A: It was a combination of my personality and a tremendous opportunity when I went with Controlled Data, a rapidly growing computer company back in those days. Within five months of joining the company, I had 90 engineers working for me and by the time I was 29, I was living in Europe as general manager of the European Systems division. With my personality, I took every opportunity that I could to learn something and progress. It wasn't something I had to agonize over. When you start a company up, you cannot replicate a mature company. It is too expensive, too tedious, and you just can't make it. What I did learn is how to put the hooks in. You can run a company on certain policies, but you don't need the policy manual. Someday you know you are going to need those things, so you put the hooks in place and as you expand you know what works.
Q: In the beginning of your professional career, did you ever have any doubts that your goals could not be accomplished? How did you overcome those fears?
A: I might be one of few driven personalities that you may have ever met. The whole thing keys on past experience: if you allow the past to dictate your future, then you will always have more doubts than you need. I think you have to believe you can actually change things. Change the future. Do it a different way, learn from the past absolutely, and learn what not to do, as well as have enough confidence to think: "Yes you can change things."
Q: With more than 20 years in the industry, what is your perspective on how the security industry has evolved?
A: There are some products and marketing concepts that have evolved quickly, like mass marketing, but overall a negative market grows slowly. Because it is an event-driven market and because it reflects a retail market at the same time, prices are usually held as low as possible. Technology has come into the market, but very slowly. I do expect in the future that technology will certainly increase, like the concept of video monitoring, and VoIP has. You might see causal monitoring over our own cell phones. At the same time, you need to be linked to emergency monitoring and have to have duel sources operating at same time. The definition of monitoring will broaden.
Q: People have described you as pioneer in the security industry, what do you think of that title?
A: I think "Survivor" is a better a title.
Q: What advice can you give to recent college graduates who want to enter the security industry in an executive role?
A: Anytime you enter any industry, really and truly understand the market from all aspects.

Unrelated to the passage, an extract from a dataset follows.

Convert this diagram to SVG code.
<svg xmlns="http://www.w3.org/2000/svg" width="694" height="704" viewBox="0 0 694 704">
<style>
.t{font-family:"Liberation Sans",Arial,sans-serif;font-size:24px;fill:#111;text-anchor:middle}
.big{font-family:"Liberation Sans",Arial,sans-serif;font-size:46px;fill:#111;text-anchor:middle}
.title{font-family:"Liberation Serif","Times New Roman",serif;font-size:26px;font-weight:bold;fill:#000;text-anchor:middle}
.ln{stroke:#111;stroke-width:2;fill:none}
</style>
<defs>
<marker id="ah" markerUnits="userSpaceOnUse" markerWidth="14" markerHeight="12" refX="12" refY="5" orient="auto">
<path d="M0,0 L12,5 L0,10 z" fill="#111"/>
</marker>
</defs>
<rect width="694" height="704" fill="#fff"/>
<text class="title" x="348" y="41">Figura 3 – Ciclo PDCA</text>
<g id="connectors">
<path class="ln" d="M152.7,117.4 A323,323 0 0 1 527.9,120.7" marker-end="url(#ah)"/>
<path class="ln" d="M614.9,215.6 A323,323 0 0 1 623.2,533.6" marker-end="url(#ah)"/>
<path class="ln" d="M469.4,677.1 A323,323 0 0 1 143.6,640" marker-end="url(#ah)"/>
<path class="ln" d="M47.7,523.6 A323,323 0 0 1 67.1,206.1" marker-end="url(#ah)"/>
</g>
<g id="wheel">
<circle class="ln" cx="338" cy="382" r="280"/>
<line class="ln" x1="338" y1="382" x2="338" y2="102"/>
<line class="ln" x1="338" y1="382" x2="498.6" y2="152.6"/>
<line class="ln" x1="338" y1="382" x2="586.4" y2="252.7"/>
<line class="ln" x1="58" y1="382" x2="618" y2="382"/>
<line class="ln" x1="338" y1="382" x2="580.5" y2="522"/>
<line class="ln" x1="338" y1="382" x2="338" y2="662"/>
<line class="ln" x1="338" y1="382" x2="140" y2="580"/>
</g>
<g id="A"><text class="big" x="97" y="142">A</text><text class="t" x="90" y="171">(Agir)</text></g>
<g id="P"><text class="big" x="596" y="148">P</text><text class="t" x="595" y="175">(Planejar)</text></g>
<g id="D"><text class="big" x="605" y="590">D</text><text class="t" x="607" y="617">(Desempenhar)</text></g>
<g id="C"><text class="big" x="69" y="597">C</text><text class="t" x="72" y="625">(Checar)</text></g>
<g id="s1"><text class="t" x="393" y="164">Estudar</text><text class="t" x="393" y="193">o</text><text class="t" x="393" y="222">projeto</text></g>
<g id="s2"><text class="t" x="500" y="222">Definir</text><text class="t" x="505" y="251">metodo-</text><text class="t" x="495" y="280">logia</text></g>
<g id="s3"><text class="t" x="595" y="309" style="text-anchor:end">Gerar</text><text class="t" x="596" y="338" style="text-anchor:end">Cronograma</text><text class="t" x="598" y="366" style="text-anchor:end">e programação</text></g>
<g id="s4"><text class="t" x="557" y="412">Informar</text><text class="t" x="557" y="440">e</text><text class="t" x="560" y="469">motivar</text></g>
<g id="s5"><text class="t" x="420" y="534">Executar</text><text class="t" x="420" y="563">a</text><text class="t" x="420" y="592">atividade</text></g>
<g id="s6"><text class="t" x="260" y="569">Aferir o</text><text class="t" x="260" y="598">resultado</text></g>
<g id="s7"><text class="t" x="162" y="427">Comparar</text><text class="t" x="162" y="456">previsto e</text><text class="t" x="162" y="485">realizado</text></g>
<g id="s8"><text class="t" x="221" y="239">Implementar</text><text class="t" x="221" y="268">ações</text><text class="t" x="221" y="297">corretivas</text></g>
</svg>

Know which way it moves. You need to be an out-of-the-box thinker. If you put yourself in a box, as pretty much defined by history, you are going to find it more difficult. If you are going to lead a company, then you are going to have to lead it. There are two types of leaders: one is the passive leader, who finds out where the company is heading, and just jumps out in front and yells, "Follow me." The other is the active leader, who knows what the market is doing and says, "We are going to go in this direction." You need to have a combination of vision, analytics and willingness to spend time in the market.
Q: Upon retirement, you plan to serve as Chairman of the Board of Directors for Monitronics. What would you like to accomplish in that role?
A: To maintain Monitronics' mission statement. People forget in this industry what monitoring firms do. We save lives and protect property.